--- START Information shown ---

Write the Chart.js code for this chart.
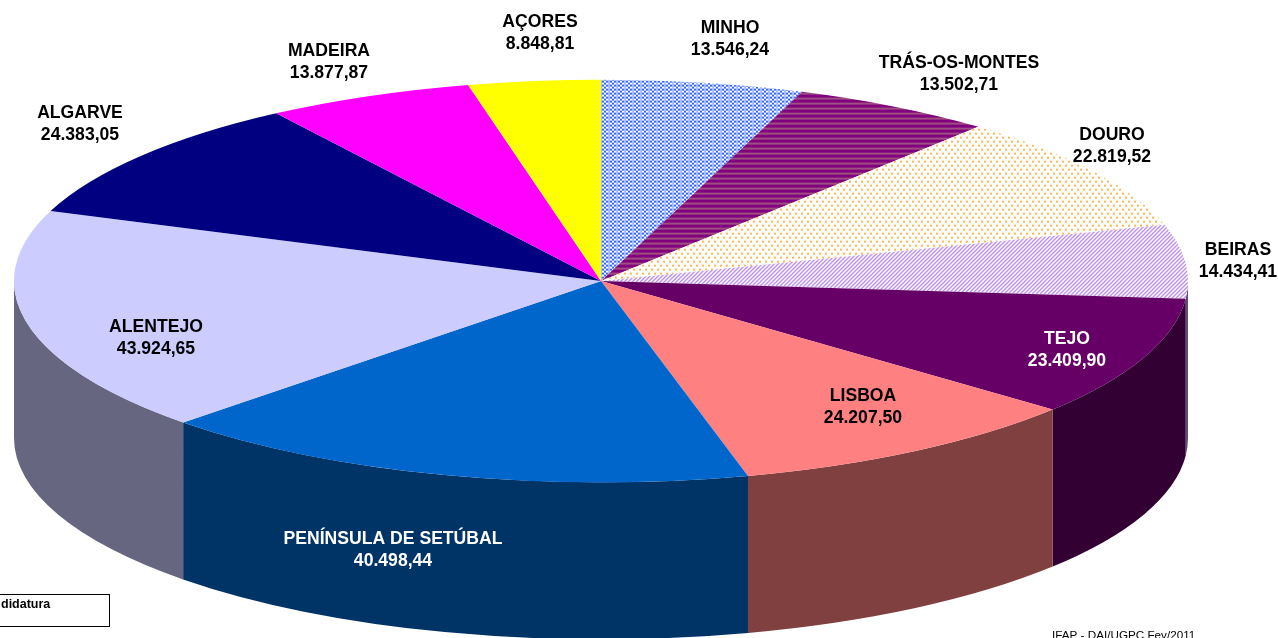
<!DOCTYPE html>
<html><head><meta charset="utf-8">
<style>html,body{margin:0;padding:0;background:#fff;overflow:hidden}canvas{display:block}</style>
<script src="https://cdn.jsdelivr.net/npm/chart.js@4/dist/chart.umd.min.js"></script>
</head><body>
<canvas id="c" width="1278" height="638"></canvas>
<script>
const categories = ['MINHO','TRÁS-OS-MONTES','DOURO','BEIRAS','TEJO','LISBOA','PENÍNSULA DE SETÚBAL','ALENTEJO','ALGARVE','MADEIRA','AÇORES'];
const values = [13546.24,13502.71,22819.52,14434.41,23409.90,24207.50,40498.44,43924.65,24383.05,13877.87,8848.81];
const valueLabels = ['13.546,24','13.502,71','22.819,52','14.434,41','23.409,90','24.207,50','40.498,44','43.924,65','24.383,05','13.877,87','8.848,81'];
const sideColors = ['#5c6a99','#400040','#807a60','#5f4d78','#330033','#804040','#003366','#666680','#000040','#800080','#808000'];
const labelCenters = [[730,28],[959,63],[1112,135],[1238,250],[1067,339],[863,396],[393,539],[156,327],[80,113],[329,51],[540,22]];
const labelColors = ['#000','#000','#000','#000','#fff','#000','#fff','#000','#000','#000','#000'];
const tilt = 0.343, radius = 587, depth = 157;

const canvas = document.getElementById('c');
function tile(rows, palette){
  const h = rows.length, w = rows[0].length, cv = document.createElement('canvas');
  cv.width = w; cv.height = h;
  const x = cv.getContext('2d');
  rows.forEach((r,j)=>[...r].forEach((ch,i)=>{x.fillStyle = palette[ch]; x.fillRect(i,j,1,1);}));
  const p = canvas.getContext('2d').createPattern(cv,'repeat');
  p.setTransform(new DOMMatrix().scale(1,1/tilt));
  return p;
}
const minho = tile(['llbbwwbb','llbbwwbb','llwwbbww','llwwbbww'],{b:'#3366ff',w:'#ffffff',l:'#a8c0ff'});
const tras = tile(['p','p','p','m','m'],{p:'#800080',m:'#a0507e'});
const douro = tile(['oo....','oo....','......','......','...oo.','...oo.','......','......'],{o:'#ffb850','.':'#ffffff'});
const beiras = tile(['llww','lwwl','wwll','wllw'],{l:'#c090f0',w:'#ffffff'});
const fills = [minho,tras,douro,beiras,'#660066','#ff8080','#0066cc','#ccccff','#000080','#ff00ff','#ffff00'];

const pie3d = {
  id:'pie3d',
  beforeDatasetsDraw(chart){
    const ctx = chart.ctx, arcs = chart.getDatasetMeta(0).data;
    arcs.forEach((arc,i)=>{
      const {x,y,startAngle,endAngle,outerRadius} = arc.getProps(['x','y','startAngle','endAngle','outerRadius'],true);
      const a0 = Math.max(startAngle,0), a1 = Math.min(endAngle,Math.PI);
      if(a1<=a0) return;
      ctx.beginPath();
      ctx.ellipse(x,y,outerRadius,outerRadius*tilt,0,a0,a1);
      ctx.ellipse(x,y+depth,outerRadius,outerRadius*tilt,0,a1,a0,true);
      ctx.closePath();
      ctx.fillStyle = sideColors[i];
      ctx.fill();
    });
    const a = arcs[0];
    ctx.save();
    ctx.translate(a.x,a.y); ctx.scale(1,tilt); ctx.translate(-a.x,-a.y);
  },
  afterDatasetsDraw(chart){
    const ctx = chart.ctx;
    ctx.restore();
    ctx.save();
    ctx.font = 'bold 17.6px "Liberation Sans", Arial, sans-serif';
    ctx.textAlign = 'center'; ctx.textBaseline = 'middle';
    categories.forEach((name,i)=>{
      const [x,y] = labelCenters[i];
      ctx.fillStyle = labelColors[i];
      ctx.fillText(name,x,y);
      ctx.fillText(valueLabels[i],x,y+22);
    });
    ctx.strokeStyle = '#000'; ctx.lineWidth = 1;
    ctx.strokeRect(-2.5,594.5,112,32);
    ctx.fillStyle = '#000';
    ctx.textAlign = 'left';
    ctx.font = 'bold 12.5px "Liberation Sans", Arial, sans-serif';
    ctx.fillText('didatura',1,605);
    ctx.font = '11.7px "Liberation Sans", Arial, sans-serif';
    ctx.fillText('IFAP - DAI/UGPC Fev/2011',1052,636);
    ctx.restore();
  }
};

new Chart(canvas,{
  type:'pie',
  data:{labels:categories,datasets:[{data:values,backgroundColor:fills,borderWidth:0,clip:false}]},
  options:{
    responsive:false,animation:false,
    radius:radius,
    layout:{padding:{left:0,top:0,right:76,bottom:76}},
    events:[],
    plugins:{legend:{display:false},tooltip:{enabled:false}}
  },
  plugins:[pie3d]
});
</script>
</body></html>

--- END Information shown ---

Challenge: Omit the pictures and give the material again, exactly and in full.

Worked solution:
Write the Chart.js code for this chart.
<!DOCTYPE html>
<html><head><meta charset="utf-8">
<style>html,body{margin:0;padding:0;background:#fff;overflow:hidden}canvas{display:block}</style>
<script src="https://cdn.jsdelivr.net/npm/chart.js@4/dist/chart.umd.min.js"></script>
</head><body>
<canvas id="c" width="1278" height="638"></canvas>
<script>
const categories = ['MINHO','TRÁS-OS-MONTES','DOURO','BEIRAS','TEJO','LISBOA','PENÍNSULA DE SETÚBAL','ALENTEJO','ALGARVE','MADEIRA','AÇORES'];
const values = [13546.24,13502.71,22819.52,14434.41,23409.90,24207.50,40498.44,43924.65,24383.05,13877.87,8848.81];
const valueLabels = ['13.546,24','13.502,71','22.819,52','14.434,41','23.409,90','24.207,50','40.498,44','43.924,65','24.383,05','13.877,87','8.848,81'];
const sideColors = ['#5c6a99','#400040','#807a60','#5f4d78','#330033','#804040','#003366','#666680','#000040','#800080','#808000'];
const labelCenters = [[730,28],[959,63],[1112,135],[1238,250],[1067,339],[863,396],[393,539],[156,327],[80,113],[329,51],[540,22]];
const labelColors = ['#000','#000','#000','#000','#fff','#000','#fff','#000','#000','#000','#000'];
const tilt = 0.343, radius = 587, depth = 157;

const canvas = document.getElementById('c');
function tile(rows, palette){
  const h = rows.length, w = rows[0].length, cv = document.createElement('canvas');
  cv.width = w; cv.height = h;
  const x = cv.getContext('2d');
  rows.forEach((r,j)=>[...r].forEach((ch,i)=>{x.fillStyle = palette[ch]; x.fillRect(i,j,1,1);}));
  const p = canvas.getContext('2d').createPattern(cv,'repeat');
  p.setTransform(new DOMMatrix().scale(1,1/tilt));
  return p;
}
const minho = tile(['llbbwwbb','llbbwwbb','llwwbbww','llwwbbww'],{b:'#3366ff',w:'#ffffff',l:'#a8c0ff'});
const tras = tile(['p','p','p','m','m'],{p:'#800080',m:'#a0507e'});
const douro = tile(['oo....','oo....','......','......','...oo.','...oo.','......','......'],{o:'#ffb850','.':'#ffffff'});
const beiras = tile(['llww','lwwl','wwll','wllw'],{l:'#c090f0',w:'#ffffff'});
const fills = [minho,tras,douro,beiras,'#660066','#ff8080','#0066cc','#ccccff','#000080','#ff00ff','#ffff00'];

const pie3d = {
  id:'pie3d',
  beforeDatasetsDraw(chart){
    const ctx = chart.ctx, arcs = chart.getDatasetMeta(0).data;
    arcs.forEach((arc,i)=>{
      const {x,y,startAngle,endAngle,outerRadius} = arc.getProps(['x','y','startAngle','endAngle','outerRadius'],true);
      const a0 = Math.max(startAngle,0), a1 = Math.min(endAngle,Math.PI);
      if(a1<=a0) return;
      ctx.beginPath();
      ctx.ellipse(x,y,outerRadius,outerRadius*tilt,0,a0,a1);
      ctx.ellipse(x,y+depth,outerRadius,outerRadius*tilt,0,a1,a0,true);
      ctx.closePath();
      ctx.fillStyle = sideColors[i];
      ctx.fill();
    });
    const a = arcs[0];
    ctx.save();
    ctx.translate(a.x,a.y); ctx.scale(1,tilt); ctx.translate(-a.x,-a.y);
  },
  afterDatasetsDraw(chart){
    const ctx = chart.ctx;
    ctx.restore();
    ctx.save();
    ctx.font = 'bold 17.6px "Liberation Sans", Arial, sans-serif';
    ctx.textAlign = 'center'; ctx.textBaseline = 'middle';
    categories.forEach((name,i)=>{
      const [x,y] = labelCenters[i];
      ctx.fillStyle = labelColors[i];
      ctx.fillText(name,x,y);
      ctx.fillText(valueLabels[i],x,y+22);
    });
    ctx.strokeStyle = '#000'; ctx.lineWidth = 1;
    ctx.strokeRect(-2.5,594.5,112,32);
    ctx.fillStyle = '#000';
    ctx.textAlign = 'left';
    ctx.font = 'bold 12.5px "Liberation Sans", Arial, sans-serif';
    ctx.fillText('didatura',1,605);
    ctx.font = '11.7px "Liberation Sans", Arial, sans-serif';
    ctx.fillText('IFAP - DAI/UGPC Fev/2011',1052,636);
    ctx.restore();
  }
};

new Chart(canvas,{
  type:'pie',
  data:{labels:categories,datasets:[{data:values,backgroundColor:fills,borderWidth:0,clip:false}]},
  options:{
    responsive:false,animation:false,
    radius:radius,
    layout:{padding:{left:0,top:0,right:76,bottom:76}},
    events:[],
    plugins:{legend:{display:false},tooltip:{enabled:false}}
  },
  plugins:[pie3d]
});
</script>
</body></html>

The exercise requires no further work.